> **Prompt**
Look through the records below, count the lines with the word "standalone", and reply with only the number.
======== Material to process ========
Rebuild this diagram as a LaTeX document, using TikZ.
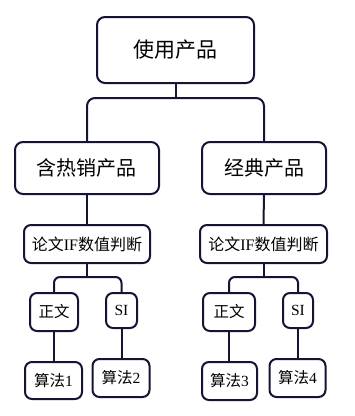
\documentclass[tikz,border=0pt]{standalone}
\usepackage{fontspec}
\setmainfont{Liberation Serif}
\newfontfamily\cjk{Noto Sans CJK SC}
\definecolor{TreeNavy}{RGB}{20, 20, 52}
\usetikzlibrary{positioning, calc}

\begin{document}
\begin{tikzpicture}[
      x=1pt, y=-1pt,
      box/.style={draw=TreeNavy, line width=2pt, fill=white,
        rounded corners=8pt, inner sep=0pt, align=center, text=black},
      bigbox/.style={box, font=\cjk\fontsize{21}{24}\selectfont},
      midbox/.style={box, font=\cjk\fontsize{20}{23}\selectfont},
      smallbox/.style={box, rounded corners=7pt, font=\fontsize{16}{19}\selectfont},
      tinybox/.style={box, rounded corners=7pt, font=\fontsize{15.5}{18}\selectfont},
      link/.style={draw=TreeNavy, line width=2pt, rounded corners=8pt}
    ]
    \useasboundingbox (0,0) rectangle (355,416);
    % top
    \node[bigbox, minimum width=157pt, minimum height=66pt] (use) at (175.5,50) {使用产品};
    \node[midbox, minimum width=144pt, minimum height=52pt] (hot) at (87,168) {含热销产品};
    \node[midbox, minimum width=124pt, minimum height=52pt] (classic) at (264,168) {经典产品};
    % IF judgement
    \node[smallbox, minimum width=126pt, minimum height=38pt] (ifHot) at (87,244)
         {{\cjk 论文}IF{\cjk 数值判断}};
    \node[smallbox, minimum width=127pt, minimum height=38pt] (ifClassic) at (263.5,244)
         {{\cjk 论文}IF{\cjk 数值判断}};
    % leaves
    \node[tinybox, minimum width=48pt, minimum height=38pt] (mainHot) at (54,312) {\cjk 正文};
    \node[tinybox, minimum width=31pt, minimum height=35pt] (siHot) at (121.5,310.5) {SI};
    \node[tinybox, minimum width=57pt, minimum height=37pt] (algA) at (53.5,380.5) {{\cjk 算法}1};
    \node[tinybox, minimum width=57pt, minimum height=38pt] (algB) at (121,378) {{\cjk 算法}2};
    \node[tinybox, minimum width=52pt, minimum height=38pt] (mainClassic) at (229,312) {\cjk 正文};
    \node[tinybox, minimum width=30pt, minimum height=35pt] (siClassic) at (298,310.5) {SI};
    \node[tinybox, minimum width=55pt, minimum height=38pt] (algC) at (229.5,381) {{\cjk 算法}3};
    \node[tinybox, minimum width=56pt, minimum height=38pt] (algD) at (297.5,378) {{\cjk 算法}4};

    \coordinate (splitTop) at (175.5,98);
    \coordinate (splitHot) at (87,277);
    \coordinate (splitClassic) at (263.5,277);

    \draw[link] (use.south) -- (splitTop);
    \draw[link] (hot.north) |- (splitTop) -| (classic.north);
    \draw[link] (hot.south) -- (ifHot.north);
    \draw[link] (classic.south) -- (ifClassic.north);
    \draw[link] (ifHot.south) -- (splitHot);
    \draw[link, rounded corners=6pt] (mainHot.north) |- (splitHot) -| (siHot.north);
    \draw[link] (ifClassic.south) -- (splitClassic);
    \draw[link, rounded corners=6pt] (mainClassic.north) |- (splitClassic) -| (siClassic.north);
    \draw[link] (mainHot.south) -- (mainHot.south |- algA.north);
    \draw[link] (siHot.south) -- (siHot.south |- algB.north);
    \draw[link] (mainClassic.south) -- (mainClassic.south |- algC.north);
    \draw[link] (siClassic.south) -- (siClassic.south |- algD.north);
  \end{tikzpicture}
\end{document}
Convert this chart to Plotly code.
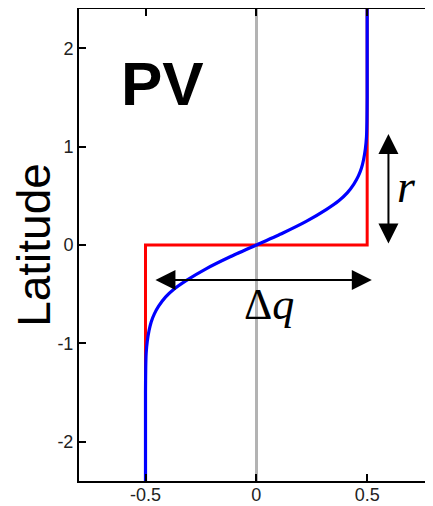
import plotly.graph_objects as go

# red step profile (PV jump)
red_lat = [-2.4, 0.0, 0.0, 2.4]
red_pv = [-0.5, -0.5, 0.5, 0.5]

# blue smoothed profile
blue_lat = [-2.4, -1.5, -1.25, -1.1, -0.98, -0.87, -0.78, -0.7, -0.62, -0.53, -0.45,
            -0.36, -0.24, -0.12, 0.0, 0.12, 0.24, 0.36, 0.45, 0.53, 0.62, 0.7, 0.78,
            0.87, 0.98, 1.1, 1.25, 1.5, 2.4]
blue_pv = [-0.5, -0.5, -0.499, -0.497, -0.492, -0.484, -0.474, -0.46, -0.44, -0.41, -0.372,
           -0.315, -0.225, -0.118, 0.0, 0.118, 0.225, 0.315, 0.372, 0.41, 0.44, 0.46, 0.474,
           0.484, 0.492, 0.497, 0.499, 0.5, 0.5]

x_ticks = [-0.5, 0, 0.5]
x_labels = ["-0.5", "0", "0.5"]
y_ticks = [-2, -1, 0, 1, 2]
y_labels = ["-2", "-1", "0", "1", "2"]

# arrow ends
r_arrow_x = 0.596
r_arrow_y = [0.0, 1.13]
dq_arrow_y = -0.356
dq_arrow_x = [-0.462, 0.521]

tick_font = dict(family="Liberation Sans Narrow, Arial Narrow, Liberation Sans, sans-serif",
                 size=18, color="#222222")

fig = go.Figure()
fig.add_trace(go.Scatter(x=red_pv, y=red_lat, mode="lines",
                         line=dict(color="#ff0000", width=3), showlegend=False))
fig.add_trace(go.Scatter(x=blue_pv, y=blue_lat, mode="lines", line_shape="spline",
                         line=dict(color="#0000ff", width=3.2, smoothing=0.5), showlegend=False))

fig.add_annotation(x=r_arrow_x, y=r_arrow_y[1], ax=r_arrow_x, ay=r_arrow_y[0],
                   xref="x", yref="y", axref="x", ayref="y", text="",
                   showarrow=True, arrowside="end+start", arrowhead=2,
                   arrowsize=2, arrowwidth=2, arrowcolor="black")
fig.add_annotation(x=dq_arrow_x[1], y=dq_arrow_y, ax=dq_arrow_x[0], ay=dq_arrow_y,
                   xref="x", yref="y", axref="x", ayref="y", text="",
                   showarrow=True, arrowside="end+start", arrowhead=2,
                   arrowsize=2, arrowwidth=2, arrowcolor="black")

fig.add_annotation(x=-0.423, y=1.64, text="<b>PV</b>", showarrow=False,
                   font=dict(family="Liberation Sans, Arial, sans-serif", size=62, color="black"))
fig.add_annotation(x=0.679, y=0.6, text="<i>r</i>", showarrow=False,
                   font=dict(family="Liberation Serif, DejaVu Serif, serif", size=46, color="black"))
fig.add_annotation(x=0.058, y=-0.6, text="Δ<i>q</i>", showarrow=False,
                   font=dict(family="Liberation Serif, DejaVu Serif, serif", size=44, color="black"))

# page body adds an 8px offset, so the figure is drawn 8px smaller
fig.update_layout(
    width=425, height=498,
    margin=dict(l=71, r=0, t=1, b=25),
    paper_bgcolor="white", plot_bgcolor="white",
    xaxis=dict(range=[-0.8, 0.797], tickvals=x_ticks, ticktext=x_labels,
               ticks="inside", ticklen=7, tickwidth=1.5, tickcolor="black",
               showline=True, linecolor="black", linewidth=2, mirror="ticks",
               showgrid=False, zeroline=True, zerolinecolor="#b3b3b3", zerolinewidth=2.5,
               tickfont=tick_font, automargin=False, ticklabelstandoff=-4),
    yaxis=dict(range=[-2.4, 2.4], tickvals=y_ticks, ticktext=y_labels,
               ticks="inside", ticklen=7, tickwidth=1.5, tickcolor="black",
               showline=True, linecolor="black", linewidth=2, mirror="ticks",
               showgrid=False, zeroline=False, tickfont=tick_font, automargin=False,
               title=dict(text="Latitude", standoff=8,
                          font=dict(family="Liberation Sans, Arial, sans-serif", size=46, color="black"))),
)

fig.write_html("out.html")
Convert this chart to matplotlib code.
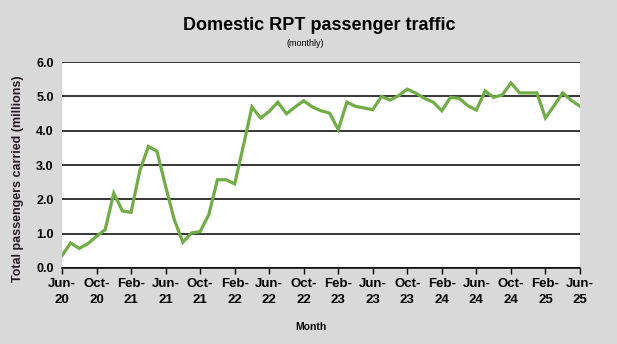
import numpy as np
import matplotlib
matplotlib.use("Agg")
import matplotlib.pyplot as plt
from matplotlib import font_manager

# monthly domestic RPT passengers (millions), Jun-20 .. Jun-25
months = ["Jun-20", "Jul-20", "Aug-20", "Sep-20", "Oct-20", "Nov-20", "Dec-20",
          "Jan-21", "Feb-21", "Mar-21", "Apr-21", "May-21", "Jun-21", "Jul-21",
          "Aug-21", "Sep-21", "Oct-21", "Nov-21", "Dec-21", "Jan-22", "Feb-22",
          "Mar-22", "Apr-22", "May-22", "Jun-22", "Jul-22", "Aug-22", "Sep-22",
          "Oct-22", "Nov-22", "Dec-22", "Jan-23", "Feb-23", "Mar-23", "Apr-23",
          "May-23", "Jun-23", "Jul-23", "Aug-23", "Sep-23", "Oct-23", "Nov-23",
          "Dec-23", "Jan-24", "Feb-24", "Mar-24", "Apr-24", "May-24", "Jun-24",
          "Jul-24", "Aug-24", "Sep-24", "Oct-24", "Nov-24", "Dec-24", "Jan-25",
          "Feb-25", "Mar-25", "Apr-25", "May-25", "Jun-25"]
passengers = [0.36, 0.73, 0.57, 0.71, 0.92, 1.12, 2.18,
              1.66, 1.62, 2.82, 3.54, 3.40, 2.38, 1.41,
              0.75, 1.02, 1.06, 1.55, 2.57, 2.57, 2.45,
              3.55, 4.69, 4.37, 4.56, 4.83, 4.49, 4.69,
              4.87, 4.69, 4.58, 4.51, 4.03, 4.83, 4.71,
              4.66, 4.61, 5.00, 4.89, 5.02, 5.21, 5.09,
              4.94, 4.83, 4.58, 4.97, 4.94, 4.73, 4.60,
              5.16, 4.97, 5.04, 5.39, 5.10, 5.10, 5.10,
              4.37, 4.73, 5.10, 4.88, 4.71]

tick_labels = ["Jun-\n20", "Oct-\n20", "Feb-\n21", "Jun-\n21", "Oct-\n21", "Feb-\n22",
               "Jun-\n22", "Oct-\n22", "Feb-\n23", "Jun-\n23", "Oct-\n23", "Feb-\n24",
               "Jun-\n24", "Oct-\n24", "Feb-\n25", "Jun-\n25"]

names = {f.name for f in font_manager.fontManager.ttflist}
narrow = "Liberation Sans Narrow" if "Liberation Sans Narrow" in names else "Liberation Sans"
plt.rcParams["font.family"] = ["Liberation Sans", "DejaVu Sans"]

bg = "#d9d9d9"
fig = plt.figure(figsize=(6.17, 3.44), dpi=100, facecolor=bg)
ax = fig.add_axes([62/617, 1-268/344, 518/617, 206/344])
ax.set_facecolor("white")

x = np.arange(len(passengers))
ax.plot(x, passengers, color="#70ad47", lw=2.3, solid_joinstyle="miter", zorder=3)

ax.set_xlim(0, len(passengers)-1)
ax.set_ylim(0, 6)
ax.set_yticks(np.arange(0, 6.1, 1.0))
ax.set_yticklabels([f"{v:.1f}" for v in np.arange(0, 6.1, 1.0)],
                   fontsize=9, fontweight="bold", family=narrow)
ax.set_xticks(np.arange(0, len(passengers), 4))
ax.set_xticklabels(tick_labels, fontsize=9.5, fontweight="bold", family=narrow,
                   linespacing=1.45)
ax.yaxis.grid(True, color="black", lw=1.1)
ax.set_axisbelow(True)
for s in ["left", "right", "top"]:
    ax.spines[s].set_visible(False)
ax.spines["bottom"].set_linewidth(1.1)
ax.tick_params(axis="y", length=0, pad=6)
ax.tick_params(axis="x", direction="out", length=4, width=1, pad=3)

fig.text(0.518, 0.927, "Domestic RPT passenger traffic", ha="center", va="center",
         fontsize=13, fontweight="bold")
fig.text(0.494, 0.875, "(monthly)", ha="center", va="center", fontsize=6.5)
fig.text(0.504, 0.05, "Month", ha="center", va="center", fontsize=7.5,
         fontweight="bold", family=narrow)
fig.text(0.029, 0.48, "Total passengers carried (millions)", ha="center", va="center",
         rotation=90, fontsize=9, fontweight="bold", color="#2b1a2b")

fig.savefig("out.png", dpi=100, facecolor=bg)
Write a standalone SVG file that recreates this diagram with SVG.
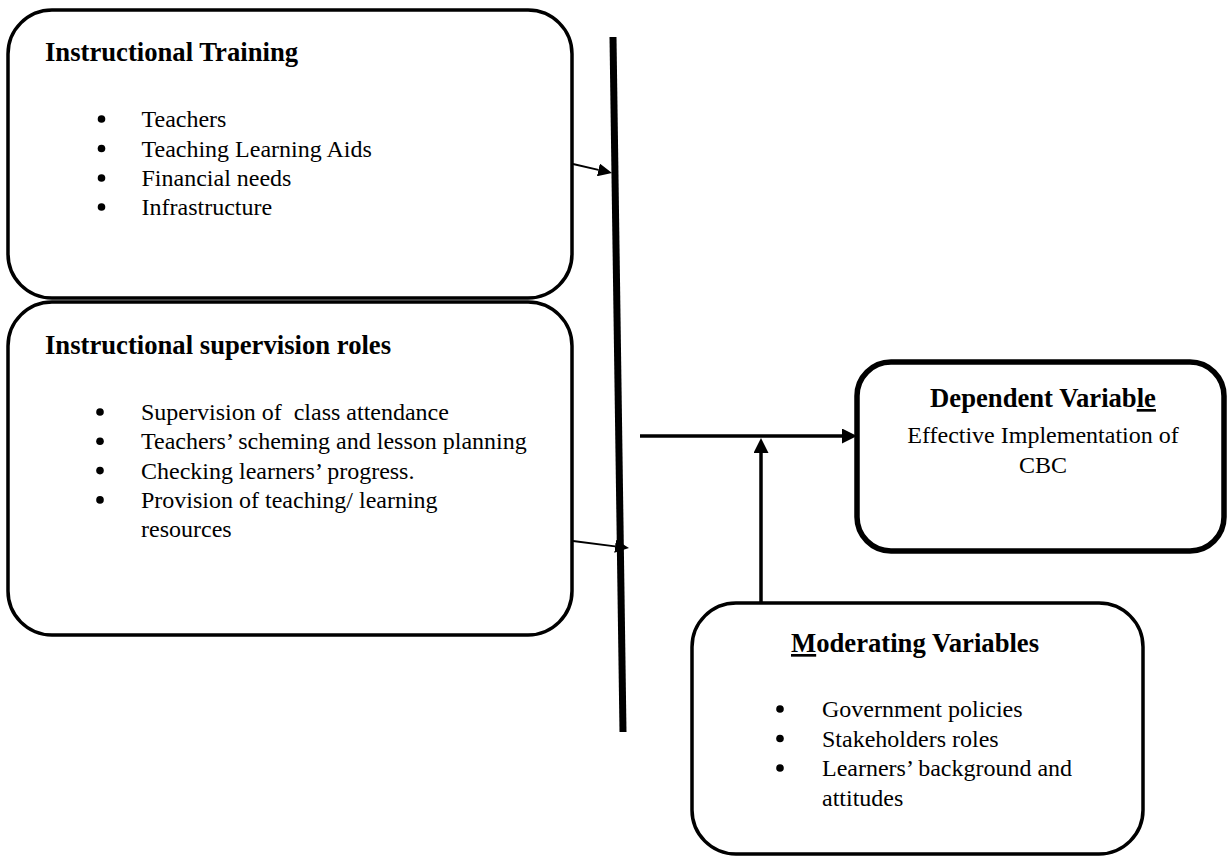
<svg xmlns="http://www.w3.org/2000/svg" width="1228" height="859" viewBox="0 0 1228 859">
<style>
text{font-family:"Liberation Serif","Times New Roman",serif;fill:#000}
.t{font-size:26.67px;font-weight:bold}
.b{font-size:24px}
.box{fill:#fff;stroke:#000;stroke-width:3.5}
.dep{fill:#fff;stroke:#000;stroke-width:5.5}
.u{text-decoration:underline}
.bul{fill:#000}
.thin{stroke:#000;stroke-width:1.8;fill:none}
.thick{stroke:#000;stroke-width:3.5;fill:none}
</style>
<defs>
<marker id="ahs" markerUnits="userSpaceOnUse" markerWidth="15" markerHeight="13" refX="0" refY="6.5" orient="auto"><path d="M0,0 L14,6.5 L0,13 z" fill="#000"/></marker>
<marker id="ahl" markerUnits="userSpaceOnUse" markerWidth="16" markerHeight="15" refX="0" refY="7.5" orient="auto"><path d="M0,0 L15,7.5 L0,15 z" fill="#000"/></marker>
</defs>
<rect width="1228" height="859" fill="#fff"/>
<g id="training">
<rect class="box" x="8" y="10" width="564" height="288" rx="44"/>
<text class="t" x="45" y="61">Instructional Training</text>
<circle class="bul" cx="101.5" cy="119" r="3.8"/>
<circle class="bul" cx="101.5" cy="148.5" r="3.8"/>
<circle class="bul" cx="101.5" cy="178" r="3.8"/>
<circle class="bul" cx="101.5" cy="207" r="3.8"/>
<text class="b" x="141.5" y="127">Teachers</text>
<text class="b" x="141.5" y="156.5">Teaching Learning Aids</text>
<text class="b" x="141.5" y="186">Financial needs</text>
<text class="b" x="141.5" y="215">Infrastructure</text>
</g>
<g id="supervision">
<rect class="box" x="8" y="302" width="564" height="333" rx="44"/>
<text class="t" x="45" y="354">Instructional supervision roles</text>
<circle class="bul" cx="100" cy="412" r="3.8"/>
<circle class="bul" cx="100" cy="441.3" r="3.8"/>
<circle class="bul" cx="100" cy="470.6" r="3.8"/>
<circle class="bul" cx="100" cy="499.9" r="3.8"/>
<text class="b" x="141" y="420" xml:space="preserve">Supervision of  class attendance</text>
<text class="b" x="141" y="449.3">Teachers’ scheming and lesson planning</text>
<text class="b" x="141" y="478.6">Checking learners’ progress.</text>
<text class="b" x="141" y="507.9">Provision of teaching/ learning</text>
<text class="b" x="141" y="537.2">resources</text>
</g>
<g id="dependent">
<rect class="dep" x="857" y="362" width="367" height="189" rx="34"/>
<text class="t" x="1043" y="407" text-anchor="middle">Dependent Variab<tspan class="u">le</tspan></text>
<text class="b" x="1043" y="443" text-anchor="middle">Effective Implementation of</text>
<text class="b" x="1043" y="473" text-anchor="middle">CBC</text>
</g>
<g id="moderating">
<rect class="box" x="692" y="603" width="451" height="251" rx="44"/>
<text class="t" x="791" y="652"><tspan class="u">M</tspan>oderating Variables</text>
<circle class="bul" cx="780" cy="709" r="3.8"/>
<circle class="bul" cx="780" cy="738.5" r="3.8"/>
<circle class="bul" cx="780" cy="768" r="3.8"/>
<text class="b" x="822" y="717">Government policies</text>
<text class="b" x="822" y="746.5">Stakeholders roles</text>
<text class="b" x="822" y="776">Learners’ background and</text>
<text class="b" x="822" y="805.5">attitudes</text>
</g>
<g id="connectors">
<line x1="613" y1="37" x2="623" y2="732" stroke="#000" stroke-width="7"/>
<line class="thin" x1="573" y1="164" x2="598.4" y2="169.9" marker-end="url(#ahs)"/>
<line class="thin" x1="573" y1="541" x2="615.1" y2="546.3" marker-end="url(#ahs)"/>
<line class="thick" x1="640" y1="436" x2="842" y2="436" marker-end="url(#ahl)"/>
<line class="thick" x1="761" y1="603" x2="761" y2="453" marker-end="url(#ahl)"/>
</g>
</svg>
========
> **Full solution**
2